Shades
30 minutes of ball and we are smokin at the end
- Joined
- Dec 15, 2014
- Messages
- 850
- Likes
- 3,347
I waited tables in Gibbs in the 70's ( and washed dishes, depending on the shift). That was before the NCAA opened the dorms up to non athletes. I got to eat all my meals there even when I wasn't working (they took $20 a week out of my check). Not sure what the training table is like now, but then it was pretty sweet. Big burgers (from a grill), sometimes steak. Couple of chefs in there, and a sign hanging over the buffet line "Take all you want, eat all you take". Hard to lose weight in that environment.
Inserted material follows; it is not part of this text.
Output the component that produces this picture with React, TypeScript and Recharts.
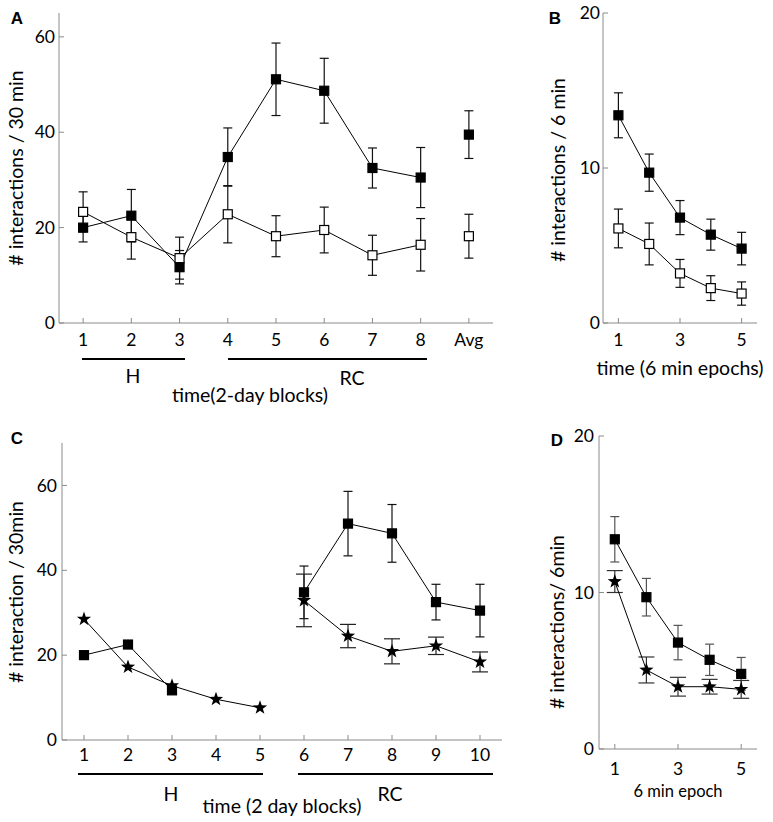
import React from 'react';
import { LineChart, Line, XAxis, YAxis, ErrorBar, ReferenceArea } from 'recharts';

// panel A: 2-day blocks, H = 1-3, RC = 4-8, plus average
const blockLabelsA = ['1', '2', '3', '4', '5', '6', '7', '8', 'Avg'];
const pairedMean = [20.0, 22.5, 11.7, 34.8, 51.1, 48.7, 32.5, 30.5];
const pairedErr = [3.0, 5.5, 3.5, 6.1, 7.6, 6.8, 4.2, 6.3];
const isolatedMean = [23.3, 18.0, 13.6, 22.8, 18.2, 19.5, 14.2, 16.4];
const isolatedErr = [4.2, 4.6, 4.4, 6.0, 4.3, 4.8, 4.2, 5.5];
const pairedAvg = [39.5, 5.0];
const isolatedAvg = [18.2, 4.6];

// panel B / D: 6 min epochs
const epochs = [1, 2, 3, 4, 5];
const epochPairedMean = [13.4, 9.7, 6.8, 5.7, 4.8];
const epochPairedErr = [1.45, 1.2, 1.1, 1.0, 1.05];
const epochIsolatedMean = [6.1, 5.1, 3.2, 2.25, 1.9];
const epochIsolatedErr = [1.25, 1.35, 0.9, 0.8, 0.75];
const epochStarMean = [10.7, 5.05, 3.98, 3.98, 3.81];
const epochStarErr = [0.7, 0.83, 0.6, 0.47, 0.57];

// panel C: 10 blocks, H = 1-5, RC = 6-10
const blocksC = [1, 2, 3, 4, 5, 6, 7, 8, 9, 10];
const starMean = [28.5, 17.2, 12.8, 9.6, 7.6, 32.9, 24.5, 20.9, 22.2, 18.4];
const starErrRC = [6.2, 2.75, 2.95, 2.05, 2.35];
const squareMeanH = [20.0, 22.5, 11.7];
const squareMeanRC = [34.8, 51.0, 48.7, 32.5, 30.5];
const squareErrRC = [6.2, 7.6, 6.8, 4.2, 6.2];

const FONT = 'Lato, "Open Sans", sans-serif';
const AXIS = '#8a8a8a';
const TITLE = 19.5;

const dataA = blockLabelsA.map((_, i) => ({
  x: i + 1,
  p: i < 8 ? pairedMean[i] : null,
  pe: i < 8 ? pairedErr[i] : null,
  o: i < 8 ? isolatedMean[i] : null,
  oe: i < 8 ? isolatedErr[i] : null,
  pAvg: i === 8 ? pairedAvg[0] : null,
  pAvgE: i === 8 ? pairedAvg[1] : null,
  oAvg: i === 8 ? isolatedAvg[0] : null,
  oAvgE: i === 8 ? isolatedAvg[1] : null,
}));

const dataB = epochs.map((e, i) => ({
  x: e,
  p: epochPairedMean[i],
  pe: epochPairedErr[i],
  o: epochIsolatedMean[i],
  oe: epochIsolatedErr[i],
  s: epochStarMean[i],
  se: epochStarErr[i],
}));

const dataC = blocksC.map((b, i) => ({
  x: b,
  sH: i < 5 ? starMean[i] : null,
  sRC: i >= 5 ? starMean[i] : null,
  sRCe: i >= 5 ? starErrRC[i - 5] : null,
  qH: i < 3 ? squareMeanH[i] : null,
  qRC: i >= 5 ? squareMeanRC[i - 5] : null,
  qRCe: i >= 5 ? squareErrRC[i - 5] : null,
}));

const squareDot = (filled: boolean) => (props: any) => {
  const { cx, cy, value, index } = props;
  if (cx == null || cy == null || value == null) return <g key={'n' + index} />;
  return (
    <rect key={'q' + index} x={cx - 4.5} y={cy - 4.5} width={9} height={9}
      fill={filled ? '#000' : '#fff'} stroke="#000" strokeWidth={1.2} />
  );
};

const starPoints = (cx: number, cy: number, r: number, ri: number) => {
  const pts: string[] = [];
  for (let k = 0; k < 10; k++) {
    const rad = k % 2 === 0 ? r : ri;
    const a = -Math.PI / 2 + (k * Math.PI) / 5;
    pts.push(`${cx + rad * Math.cos(a)},${cy + rad * Math.sin(a)}`);
  }
  return pts.join(' ');
};

const starDot = (props: any) => {
  const { cx, cy, value, index } = props;
  if (cx == null || cy == null || value == null) return <g key={'n' + index} />;
  return <polygon key={'s' + index} points={starPoints(cx, cy, 7.5, 3)} fill="#000" />;
};

const tickStyle = { fill: '#000', fontSize: 17.5, fontFamily: FONT };

const Box = () => (
  <ReferenceArea fill="none" stroke={AXIS} strokeWidth={1.2} ifOverflow="visible" />
);

const Txt = ({ x, y, text, size = TITLE, rotate = false, bold = false, family = FONT }: any) => (
  <div
    style={{
      position: 'absolute', left: x, top: y, whiteSpace: 'nowrap',
      transform: `translate(-50%, -50%)${rotate ? ' rotate(-90deg)' : ''}`,
      fontSize: size, fontFamily: family, fontWeight: bold ? 700 : 400, color: '#000', lineHeight: 1,
    }}
  >
    {text}
  </div>
);

const Bar = ({ x1, x2, y }: any) => (
  <div style={{ position: 'absolute', left: x1, top: y - 1, width: x2 - x1, height: 2, background: '#000' }} />
);

const LETTER = '"Liberation Sans", Arial, sans-serif';

export default function App() {
  return (
    <div style={{ position: 'absolute', left: 0, top: 0, width: 773, height: 822, background: '#fff' }}>
      {/* A */}
      <div style={{ position: 'absolute', left: 0, top: 0 }}>
        <LineChart width={500} height={360} data={dataA} margin={{ top: 13, right: 7, left: 0, bottom: 0 }}>
          <XAxis dataKey="x" type="number" domain={[0.5, 9.5]} ticks={[1, 2, 3, 4, 5, 6, 7, 8, 9]}
            tickFormatter={(v) => blockLabelsA[v - 1]} height={37} tickSize={-5} tickMargin={16}
            stroke={AXIS} tick={tickStyle} />
          <YAxis type="number" domain={[0, 65]} ticks={[0, 20, 40, 60]} width={59} tickSize={-5}
            tickMargin={9} stroke={AXIS} tick={tickStyle} />
          <Box />
          <Line dataKey="p" stroke="#000" strokeWidth={1} dot={squareDot(true)} isAnimationActive={false}>
            <ErrorBar dataKey="pe" direction="y" width={4.5} stroke="#111" strokeWidth={1.2} />
          </Line>
          <Line dataKey="o" stroke="#000" strokeWidth={1} dot={squareDot(false)} isAnimationActive={false}>
            <ErrorBar dataKey="oe" direction="y" width={4.5} stroke="#111" strokeWidth={1.2} />
          </Line>
          <Line dataKey="pAvg" stroke="none" dot={squareDot(true)} isAnimationActive={false}>
            <ErrorBar dataKey="pAvgE" direction="y" width={4.5} stroke="#111" strokeWidth={1.2} />
          </Line>
          <Line dataKey="oAvg" stroke="none" dot={squareDot(false)} isAnimationActive={false}>
            <ErrorBar dataKey="oAvgE" direction="y" width={4.5} stroke="#111" strokeWidth={1.2} />
          </Line>
        </LineChart>
      </div>

      {/* B */}
      <div style={{ position: 'absolute', left: 500, top: 0 }}>
        <LineChart width={273} height={360} data={dataB} margin={{ top: 13, right: 16, left: 0, bottom: 0 }}>
          <XAxis dataKey="x" type="number" domain={[0.5, 5.5]} ticks={[1, 3, 5]} height={37}
            tickSize={-5} tickMargin={16} stroke={AXIS} tick={tickStyle} />
          <YAxis type="number" domain={[0, 20]} ticks={[0, 10, 20]} width={103} tickSize={-5}
            tickMargin={8} stroke={AXIS} tick={tickStyle} />
          <Box />
          <Line dataKey="p" stroke="#000" strokeWidth={1} dot={squareDot(true)} isAnimationActive={false}>
            <ErrorBar dataKey="pe" direction="y" width={4.5} stroke="#111" strokeWidth={1.2} />
          </Line>
          <Line dataKey="o" stroke="#000" strokeWidth={1} dot={squareDot(false)} isAnimationActive={false}>
            <ErrorBar dataKey="oe" direction="y" width={4.5} stroke="#111" strokeWidth={1.2} />
          </Line>
        </LineChart>
      </div>

      {/* C */}
      <div style={{ position: 'absolute', left: 0, top: 400 }}>
        <LineChart width={520} height={380} data={dataC} margin={{ top: 43, right: 18, left: 0, bottom: 0 }}>
          <XAxis dataKey="x" type="number" domain={[0.5, 10.5]} ticks={blocksC} height={40}
            tickSize={-5} tickMargin={14} stroke={AXIS} tick={tickStyle} />
          <YAxis type="number" domain={[0, 70]} ticks={[0, 20, 40, 60]} width={62} tickSize={-5}
            tickMargin={10} stroke={AXIS} tick={tickStyle} />
          <Box />
          <Line dataKey="qH" stroke="#000" strokeWidth={1} dot={squareDot(true)} isAnimationActive={false} />
          <Line dataKey="qRC" stroke="#000" strokeWidth={1} dot={squareDot(true)} isAnimationActive={false}>
            <ErrorBar dataKey="qRCe" direction="y" width={4.5} stroke="#111" strokeWidth={1.2} />
          </Line>
          <Line dataKey="sH" stroke="#000" strokeWidth={1} dot={starDot} isAnimationActive={false} />
          <Line dataKey="sRC" stroke="#000" strokeWidth={1} dot={starDot} isAnimationActive={false}>
            <ErrorBar dataKey="sRCe" direction="y" width={8} stroke="#222" strokeWidth={1.2} />
          </Line>
        </LineChart>
      </div>

      {/* D */}
      <div style={{ position: 'absolute', left: 500, top: 400 }}>
        <LineChart width={273} height={400} data={dataB} margin={{ top: 36, right: 16, left: 0, bottom: 0 }}>
          <XAxis dataKey="x" type="number" domain={[0.5, 5.5]} ticks={[1, 3, 5]} height={51}
            tickSize={-5} tickMargin={19} stroke={AXIS} tick={tickStyle} />
          <YAxis type="number" domain={[0, 20]} ticks={[0, 10, 20]} width={99} tickSize={-5}
            tickMargin={10} stroke={AXIS} tick={tickStyle} />
          <Box />
          <Line dataKey="p" stroke="#000" strokeWidth={1} dot={squareDot(true)} isAnimationActive={false}>
            <ErrorBar dataKey="pe" direction="y" width={4.5} stroke="#555" strokeWidth={1.2} />
          </Line>
          <Line dataKey="s" stroke="#000" strokeWidth={1} dot={starDot} isAnimationActive={false}>
            <ErrorBar dataKey="se" direction="y" width={8} stroke="#333" strokeWidth={1.2} />
          </Line>
        </LineChart>
      </div>

      {/* panel letters */}
      <Txt x={17} y={18} text="A" size={17} bold family={LETTER} />
      <Txt x={555} y={18} text="B" size={17} bold family={LETTER} />
      <Txt x={17} y={438} text="C" size={17} bold family={LETTER} />
      <Txt x={557} y={440} text="D" size={17} bold family={LETTER} />

      {/* A titles */}
      <Txt x={16} y={168} text="# interactions / 30 min" rotate />
      <Bar x1={82} x2={185} y={359} />
      <Bar x1={228} x2={427} y={359} />
      <Txt x={133} y={376} text="H" />
      <Txt x={352} y={378} text="RC" />
      <Txt x={250} y={395} text="time(2-day blocks)" />

      {/* B titles */}
      <Txt x={558} y={170} text="# interactions / 6 min" rotate />
      <Txt x={680} y={368} text="time (6 min epochs)" />

      {/* C titles */}
      <Txt x={16} y={592} text="# interaction / 30min" rotate />
      <Bar x1={78} x2={263} y={774} />
      <Bar x1={298} x2={493} y={774} />
      <Txt x={171} y={794} text="H" />
      <Txt x={390} y={794} text="RC" />
      <Txt x={282} y={806} text="time (2 day blocks)" />

      {/* D titles */}
      <Txt x={557} y={622} text="# interactions/ 6min" rotate />
      <Txt x={678} y={791} text="6 min epoch" size={16.5} />
    </div>
  );
}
Back then, Sunday night after a game was football team only. Steak and Lobster if they won, Beenie Weenies if they lost. We would draw straws for the meal where we had a certain win. If there were extra lobsters, the cooks let me wrap them in a napkin and I'd take them back to the dorm for my roomies.
Majors would come in sometimes on a Saturday afternoon after fishing and drop his fish off for the cooks to clean for him. It cracked me up sometimes to see those chef's cleaning crappie.
Later in my career, I have had to suffer through tons of trade shows on the roads in convention centers. The bland catered meals, chicken, green beans and a deseert.. I'm sure Heupel has eaten a ton of those kind of meals due to public appearances and meetings. Again.. and like you said. In an all consuming job like he has with fatty food readily available, it's tough to drop those L. B. S's.
I cleaned pots and pans back in the kitchen of Morrell Hall when I was at UT back in the 80s. Would go in hungry (back then, was always hungry 24/7) and come out full. Near the end of the dinner rush, all of the leftover baking trays with unserved food would come back to me for cleanup. Consumed many of those little round or rectangular pizzas before I dumped the tray and cleaned it up. Sounds pretty gross now, but for a active athletic college student it was like a little slice calorie-heaven.